I have now used the whole of a packet of Epson paper doing experiments to investigate settings on my printer and on CS6 to get things right.

The test image I used was from HERE. It is slow to download and it is a big file. If you do save as it should show as CS Test Form RGB.tiff . Rob's website is HERE.

Having printed out the test image with the work flow you normally use and hoping you are happy with the results you then photograph the print. Preferably you will use a lightbox.

If you don't have a lightbox things are a bit harder. You need pretty even illumination of the print to get reasonable results. Opposite and facing a north facing window is good, or go into the garden in the shade, when it stops raining.

Take the image into your workflow and set the whitepoint using one of the test white squares. You shouldn't need to do much else. If you do then your exposure control may need looking at.
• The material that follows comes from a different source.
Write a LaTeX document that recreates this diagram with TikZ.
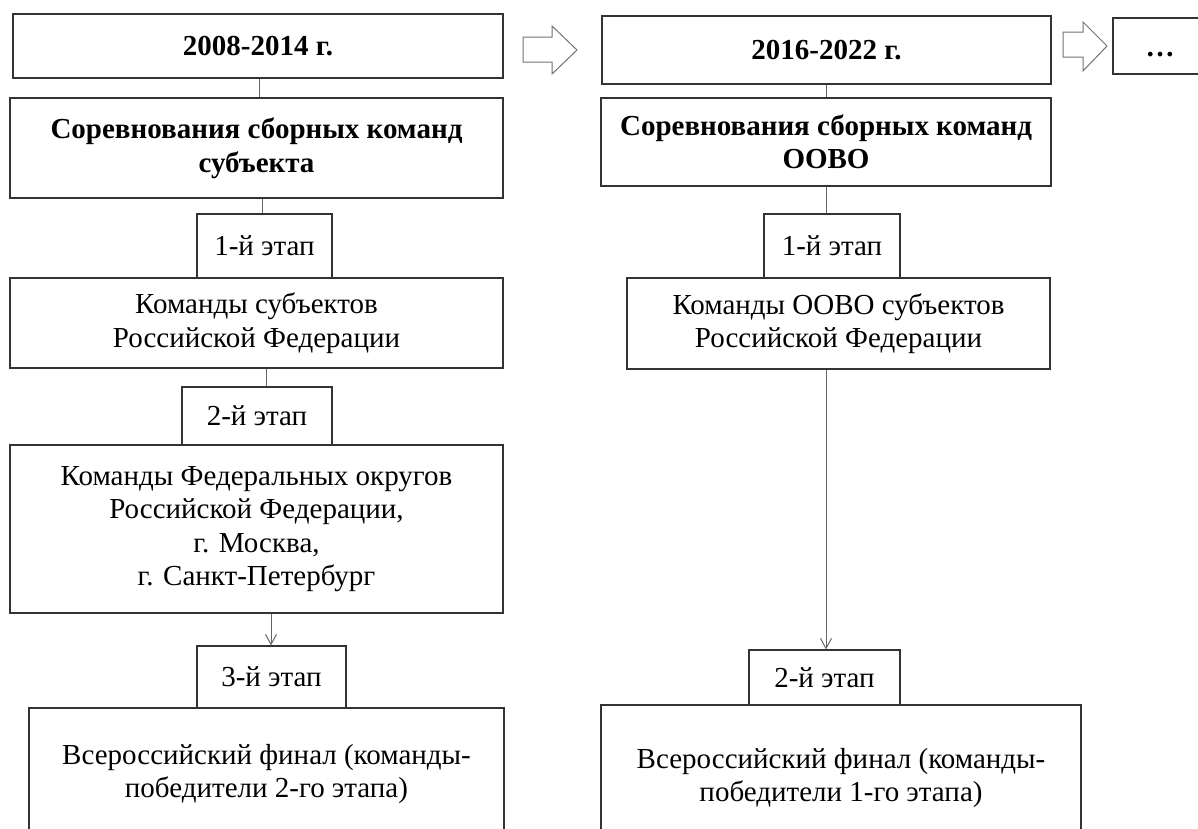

The image should be 'perfectly' exposed. (I needed +0.05eV to get peaks showing in some of the colour areas, white was still not peak white)

Print this image out and compare with your start point. If your colour train management is good you will find the prints difficult to tell apart.

If anyone would like to compare results then let me know and I'll bring my prints to the club. I am now happy with my workflow from camera to print.